THERE IS A FOOT OF SNOW ON HIS front lawn in White Plains, N.Y., and Robert Holland Jr. is making the most of it. “Look at us!” he cries, whipping a snowball at daughter Jackie, 16. “We’re an athletic family—and we still eat ice cream!”
They won’t be stopping anytime soon. Holland, 54, is the new CEO of Ben & Jerry’s, the Waterbury, Vt.-based ice-cream company known for its social activism as well as its Cherry Garcia. Discovered by a corporate headhunter, Holland landed the $250,000-a-year job, says cofounder Ben Cohen, because of his “character, experience and passion for social causes.”
Holland still remembers the ice-cream parlor in his hometown of Albion, Mich.—not surprising, since he was kept out of it as a child because of his race. “Not being able to sit at that counter caused a stirring that this had to change,” he says. After earning an MBA at Manhattan’s Bernard Baruch College, he worked as a management consultant and ran a plastics company in Detroit before starting his own acquisition and consulting firm in 1991 in White Plains.

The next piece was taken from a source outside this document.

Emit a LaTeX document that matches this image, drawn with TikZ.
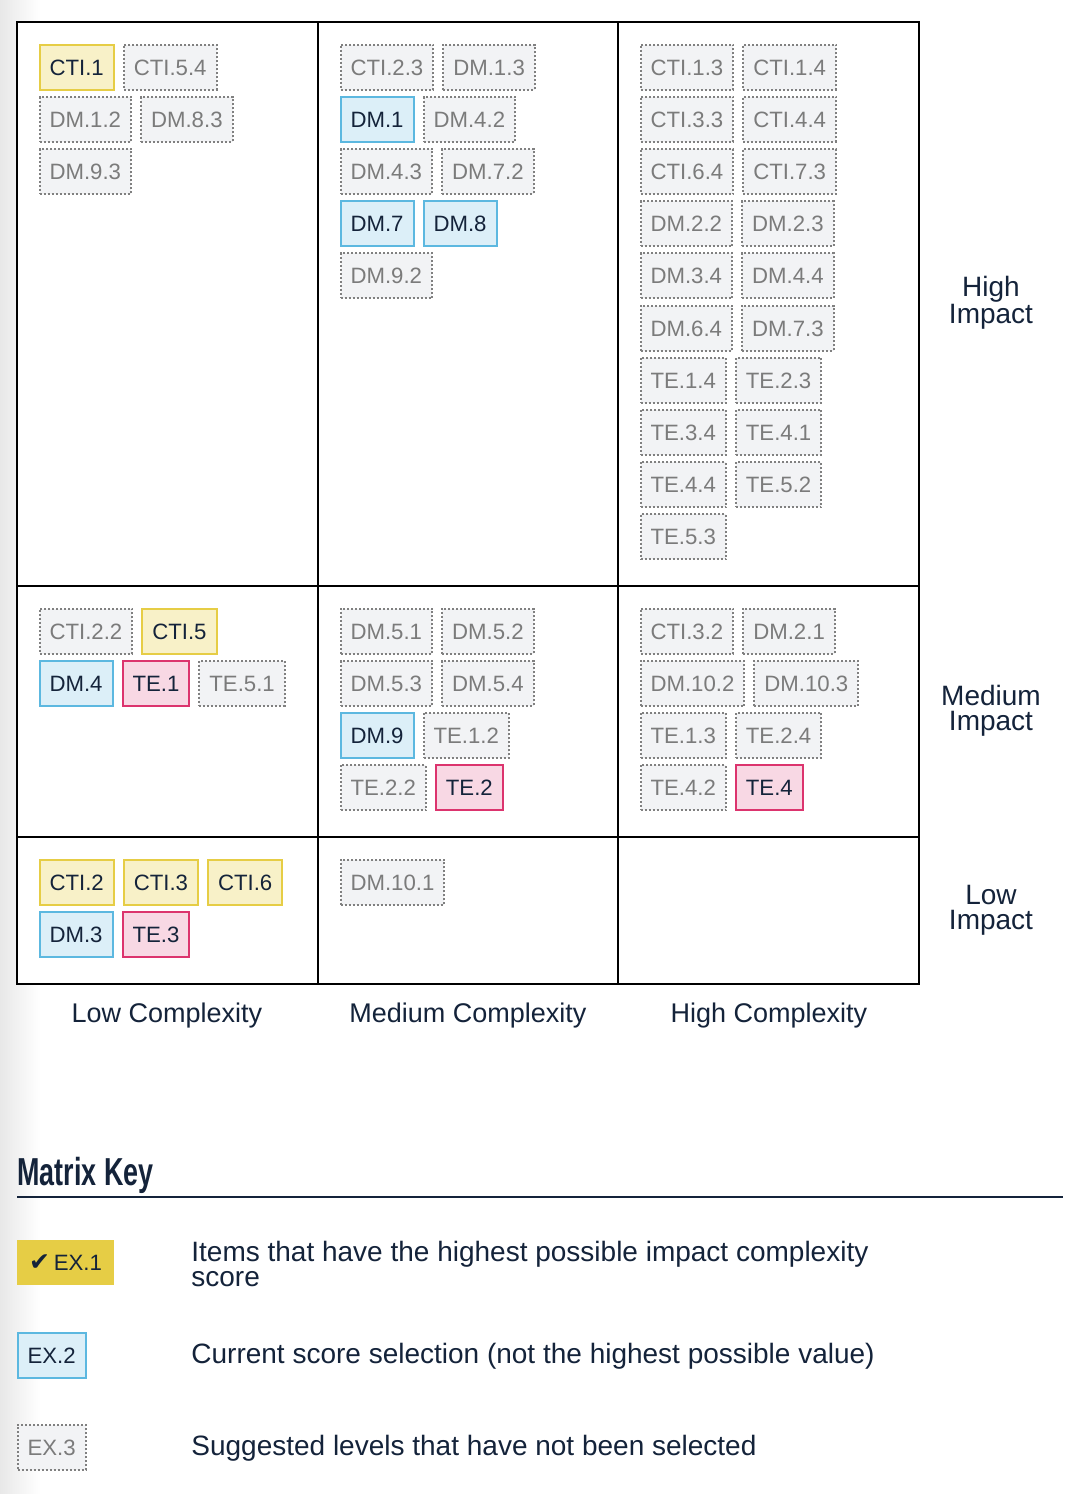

Holland’s arrival comes as Ben & Jerry’s struggles to maintain sales in a diet-conscious market. The company posted its first loss ever—about $800,000—last quarter. (Jerry Greenfield withdrew from daily operations and is now a board member; Cohen, citing his lack of management skills, will do the same.) Holland plans to beat the problem with new products and overseas expansion. As he packs for Vermont (wife Barbara, 51, will stay in White Plains until Jackie graduates, and son Robb, 27, and daughter Kheri, 24, no longer live at home), Holland can start worrying about reconciling the bottom line with his waistline. “At one time ice cream was the only dessert I ate,” he says. “That cycle is back. Happy days are here again!”